━━━━━ DATA SECTION ━━━━━
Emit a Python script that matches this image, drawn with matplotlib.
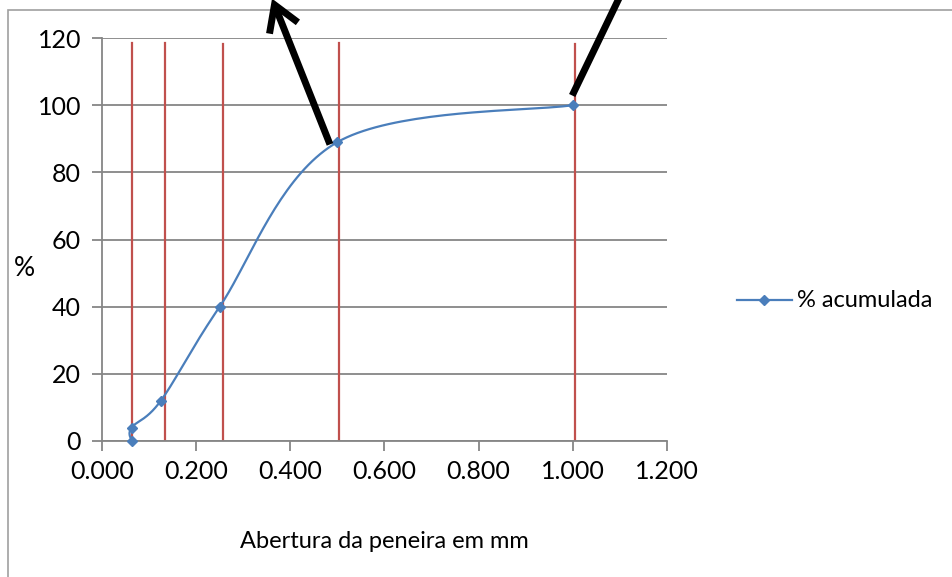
import matplotlib.pyplot as plt
import numpy as np
from matplotlib.patches import Rectangle, FancyArrowPatch

# dados da curva granulométrica
abertura = [0.063, 0.063, 0.125, 0.250, 0.500, 1.000]  # mm
acumulada = [0, 4, 12, 40, 89, 100]  # %
peneiras = [0.063, 0.133, 0.256, 0.503, 1.004]  # linhas vermelhas
topo_peneiras = [118.5, 118.5, 118.2, 118.5, 118.2]
x_ticks = [0.0, 0.2, 0.4, 0.6, 0.8, 1.0, 1.2]
y_ticks = [0, 20, 40, 60, 80, 100, 120]

plt.rcParams['font.family'] = ['Lato', 'DejaVu Sans']

W, H = 953, 577
fig = plt.figure(figsize=(W / 100, H / 100), dpi=100)

def fx(px):
    return px / W

def fy(py):
    return 1 - py / H

# moldura do gráfico
fig.patches.append(Rectangle((fx(8), fy(H + 5)), 1.2, fy(10) - fy(H + 5),
                             transform=fig.transFigure, fill=False,
                             edgecolor='#a0a0a0', linewidth=1.2))

ax = fig.add_axes([fx(102), fy(441), fx(667) - fx(102), fy(38) - fy(441)])

# curva suavizada (Catmull-Rom) passando pelos pontos
def suaviza(xs, ys, n=40):
    p = np.column_stack([xs, ys]).astype(float)
    p = np.vstack([p[0], p, p[-1]])
    out = []
    for i in range(1, len(p) - 2):
        p0, p1, p2, p3 = p[i - 1], p[i], p[i + 1], p[i + 2]
        t = np.linspace(0, 1, n)[:, None]
        c = 0.5 * ((2 * p1) + (-p0 + p2) * t +
                   (2 * p0 - 5 * p1 + 4 * p2 - p3) * t ** 2 +
                   (-p0 + 3 * p1 - 3 * p2 + p3) * t ** 3)
        out.append(c)
    c = np.vstack(out)
    return c[:, 0], c[:, 1]

sx, sy = suaviza(abertura, acumulada)
azul = '#4a7ebb'
ax.plot(sx, sy, color=azul, linewidth=1.6, zorder=3, clip_on=False)
ax.plot(abertura, acumulada, linestyle='none', marker='D', markersize=5.5,
        color=azul, zorder=4, clip_on=False)

for xv, top in zip(peneiras, topo_peneiras):
    ax.plot([xv, xv], [0, top], color='#c0504d', linewidth=1.6, zorder=2)

ax.set_xlim(0, 1.2)
ax.set_ylim(0, 120)
ax.set_xticks(x_ticks)
ax.set_xticklabels(['%.3f' % v for v in x_ticks])
ax.set_yticks(y_ticks)
ax.yaxis.grid(True, color='#868686', linewidth=1.3)
ax.set_axisbelow(True)
for s in ['top', 'right']:
    ax.spines[s].set_visible(False)
for s in ['left', 'bottom']:
    ax.spines[s].set_color('#868686')
    ax.spines[s].set_linewidth(1.3)
ax.tick_params(direction='out', length=7, width=1.3, color='#868686',
               labelsize=18, pad=8)
ax.tick_params(axis='x', pad=7)

ax.set_xlabel('Abertura da peneira em mm', fontsize=17, labelpad=34)
fig.text(fx(24), fy(268), '%', fontsize=19, ha='center', va='center')

# legenda
lx, ly = 737, 300
fig.add_artist(plt.Line2D([fx(lx), fx(lx + 55)], [fy(ly), fy(ly)],
                          color=azul, linewidth=1.6))
fig.add_artist(plt.Line2D([fx(lx + 27)], [fy(ly)], marker='D',
                          markersize=5.5, color=azul))
fig.text(fx(lx + 60), fy(ly), '% acumulada', fontsize=17, va='center')

# setas desenhadas sobre o gráfico
seta1 = FancyArrowPatch((fx(331), fy(147)), (fx(271), fy(-4)),
                        transform=fig.transFigure,
                        arrowstyle='->,head_length=0.9,head_width=0.55',
                        mutation_scale=20, color='black', linewidth=5,
                        joinstyle='miter', capstyle='butt')
seta2 = FancyArrowPatch((fx(571), fy(98)), (fx(623), fy(-10)),
                        transform=fig.transFigure, arrowstyle='-',
                        color='black', linewidth=5, capstyle='butt')
fig.patches.extend([seta1, seta2])

fig.savefig('out.png', dpi=100)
━━━━━
### TASK DETAILS
Leave out any pictures and return exactly the lines from the beginning of the data through the line with "ax = fig.add_axes([fx(102), fy(441), fx(667)", inclusive.

### ANSWER TO THE TASK
Emit a Python script that matches this image, drawn with matplotlib.
import matplotlib.pyplot as plt
import numpy as np
from matplotlib.patches import Rectangle, FancyArrowPatch

# dados da curva granulométrica
abertura = [0.063, 0.063, 0.125, 0.250, 0.500, 1.000]  # mm
acumulada = [0, 4, 12, 40, 89, 100]  # %
peneiras = [0.063, 0.133, 0.256, 0.503, 1.004]  # linhas vermelhas
topo_peneiras = [118.5, 118.5, 118.2, 118.5, 118.2]
x_ticks = [0.0, 0.2, 0.4, 0.6, 0.8, 1.0, 1.2]
y_ticks = [0, 20, 40, 60, 80, 100, 120]

plt.rcParams['font.family'] = ['Lato', 'DejaVu Sans']

W, H = 953, 577
fig = plt.figure(figsize=(W / 100, H / 100), dpi=100)

def fx(px):
    return px / W

def fy(py):
    return 1 - py / H

# moldura do gráfico
fig.patches.append(Rectangle((fx(8), fy(H + 5)), 1.2, fy(10) - fy(H + 5),
                             transform=fig.transFigure, fill=False,
                             edgecolor='#a0a0a0', linewidth=1.2))

ax = fig.add_axes([fx(102), fy(441), fx(667) - fx(102), fy(38) - fy(441)])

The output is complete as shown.